#### Information supplied

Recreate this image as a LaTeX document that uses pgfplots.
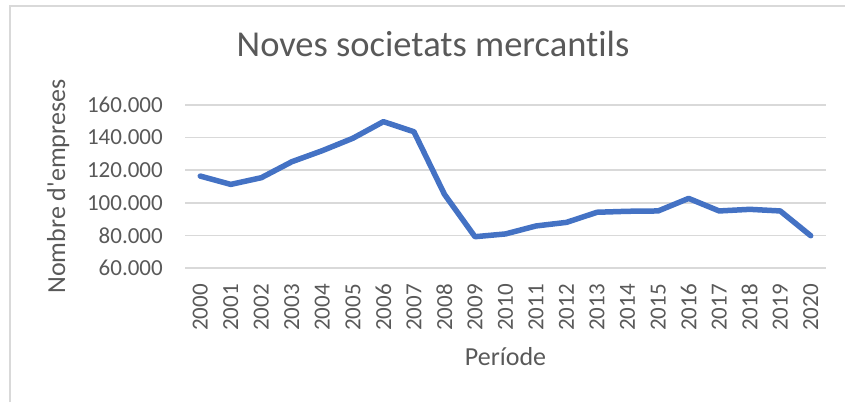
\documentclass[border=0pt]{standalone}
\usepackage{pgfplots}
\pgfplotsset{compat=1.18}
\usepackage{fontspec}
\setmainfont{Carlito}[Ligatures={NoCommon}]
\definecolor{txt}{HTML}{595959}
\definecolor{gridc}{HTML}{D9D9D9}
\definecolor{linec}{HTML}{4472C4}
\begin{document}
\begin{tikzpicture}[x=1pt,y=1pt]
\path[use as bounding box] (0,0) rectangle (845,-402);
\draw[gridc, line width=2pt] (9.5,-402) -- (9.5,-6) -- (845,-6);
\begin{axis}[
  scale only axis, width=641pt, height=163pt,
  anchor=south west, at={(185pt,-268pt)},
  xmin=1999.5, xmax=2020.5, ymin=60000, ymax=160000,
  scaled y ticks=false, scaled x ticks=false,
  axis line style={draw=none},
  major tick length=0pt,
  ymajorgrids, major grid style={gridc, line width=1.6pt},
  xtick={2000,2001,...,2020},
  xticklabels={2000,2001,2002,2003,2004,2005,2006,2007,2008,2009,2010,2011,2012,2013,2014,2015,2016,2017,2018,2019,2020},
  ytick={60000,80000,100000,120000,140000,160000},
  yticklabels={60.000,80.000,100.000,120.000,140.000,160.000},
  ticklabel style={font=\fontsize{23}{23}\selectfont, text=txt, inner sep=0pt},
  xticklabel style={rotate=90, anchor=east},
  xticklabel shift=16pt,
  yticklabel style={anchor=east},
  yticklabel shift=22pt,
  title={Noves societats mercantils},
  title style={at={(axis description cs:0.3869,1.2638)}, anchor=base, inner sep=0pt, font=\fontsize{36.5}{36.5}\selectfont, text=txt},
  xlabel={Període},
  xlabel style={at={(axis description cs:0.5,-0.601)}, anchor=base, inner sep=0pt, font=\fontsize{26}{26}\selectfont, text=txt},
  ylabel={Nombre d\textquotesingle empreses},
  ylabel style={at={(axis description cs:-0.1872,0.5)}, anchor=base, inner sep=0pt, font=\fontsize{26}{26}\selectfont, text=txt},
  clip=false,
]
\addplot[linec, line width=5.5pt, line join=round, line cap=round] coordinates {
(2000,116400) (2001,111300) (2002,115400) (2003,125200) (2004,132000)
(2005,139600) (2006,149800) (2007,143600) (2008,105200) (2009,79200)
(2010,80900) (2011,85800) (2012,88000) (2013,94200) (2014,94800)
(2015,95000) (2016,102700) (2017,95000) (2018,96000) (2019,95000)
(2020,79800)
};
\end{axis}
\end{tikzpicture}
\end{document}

########

• What you should do:
Leave out the pictures and transcribe everything else exactly.

• Right answer:
Recreate this image as a LaTeX document that uses pgfplots.
\documentclass[border=0pt]{standalone}
\usepackage{pgfplots}
\pgfplotsset{compat=1.18}
\usepackage{fontspec}
\setmainfont{Carlito}[Ligatures={NoCommon}]
\definecolor{txt}{HTML}{595959}
\definecolor{gridc}{HTML}{D9D9D9}
\definecolor{linec}{HTML}{4472C4}
\begin{document}
\begin{tikzpicture}[x=1pt,y=1pt]
\path[use as bounding box] (0,0) rectangle (845,-402);
\draw[gridc, line width=2pt] (9.5,-402) -- (9.5,-6) -- (845,-6);
\begin{axis}[
  scale only axis, width=641pt, height=163pt,
  anchor=south west, at={(185pt,-268pt)},
  xmin=1999.5, xmax=2020.5, ymin=60000, ymax=160000,
  scaled y ticks=false, scaled x ticks=false,
  axis line style={draw=none},
  major tick length=0pt,
  ymajorgrids, major grid style={gridc, line width=1.6pt},
  xtick={2000,2001,...,2020},
  xticklabels={2000,2001,2002,2003,2004,2005,2006,2007,2008,2009,2010,2011,2012,2013,2014,2015,2016,2017,2018,2019,2020},
  ytick={60000,80000,100000,120000,140000,160000},
  yticklabels={60.000,80.000,100.000,120.000,140.000,160.000},
  ticklabel style={font=\fontsize{23}{23}\selectfont, text=txt, inner sep=0pt},
  xticklabel style={rotate=90, anchor=east},
  xticklabel shift=16pt,
  yticklabel style={anchor=east},
  yticklabel shift=22pt,
  title={Noves societats mercantils},
  title style={at={(axis description cs:0.3869,1.2638)}, anchor=base, inner sep=0pt, font=\fontsize{36.5}{36.5}\selectfont, text=txt},
  xlabel={Període},
  xlabel style={at={(axis description cs:0.5,-0.601)}, anchor=base, inner sep=0pt, font=\fontsize{26}{26}\selectfont, text=txt},
  ylabel={Nombre d\textquotesingle empreses},
  ylabel style={at={(axis description cs:-0.1872,0.5)}, anchor=base, inner sep=0pt, font=\fontsize{26}{26}\selectfont, text=txt},
  clip=false,
]
\addplot[linec, line width=5.5pt, line join=round, line cap=round] coordinates {
(2000,116400) (2001,111300) (2002,115400) (2003,125200) (2004,132000)
(2005,139600) (2006,149800) (2007,143600) (2008,105200) (2009,79200)
(2010,80900) (2011,85800) (2012,88000) (2013,94200) (2014,94800)
(2015,95000) (2016,102700) (2017,95000) (2018,96000) (2019,95000)
(2020,79800)
};
\end{axis}
\end{tikzpicture}
\end{document}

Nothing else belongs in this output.